At the beginning of the session itself, we also established ground rules. People have lots of feelings about burnout and being overwhelmed and it’s cathartic to have a space to talk about it—especially with a group that’s likely faced similar issues. But with only an hour scheduled, the conversation in this session needed to focus more on solutions and coping strategies. We also asked folks to abide by “FrieNDA” and not share others’ personal stories outside the session without permission.
To facilitate the conversation, we created a separate Google Doc with only the key prompts. We planned to project the questions in large type on the screen in the room, and then, underneath, take notes as the conversation went on. The latter became one of the happiest surprises in the session: Folks in the room spontaneously took over as scribes and the doc became both a live reflection of the conversation in the room and a kind of backchannel/forechannel. The anonymous, brightly colored cursors on the screen typed useful suggestions into the doc and became part of the audible conversation in the room. The doc may also have been a way for folks not comfortable speaking openly to contribute quietly.

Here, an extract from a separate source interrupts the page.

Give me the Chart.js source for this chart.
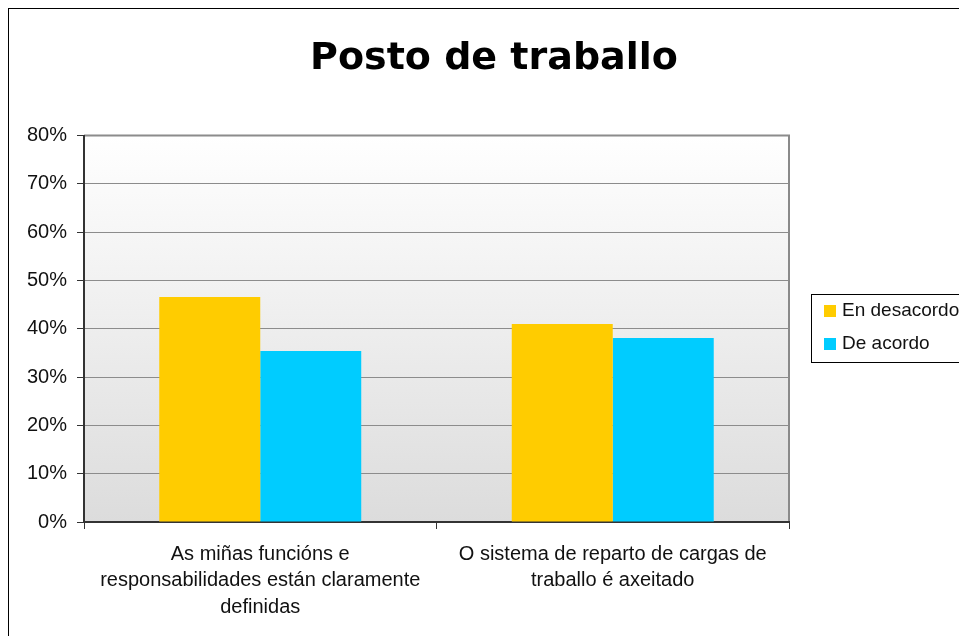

And because the doc was sort of like another person in the room, the larger group could serve as a check against the rare comment that started to cross a line (like jokes about alcohol as an antidote to work problems) or veer too far off-topic.
By the end, we had a fantastic document of the room’s collective wisdom on this subject. (In another setting with a different group of people, this could have gone horribly off the rails. But here, it didn’t. I’m proud of this supportive community and grateful to be a part of it.)
Happy planning!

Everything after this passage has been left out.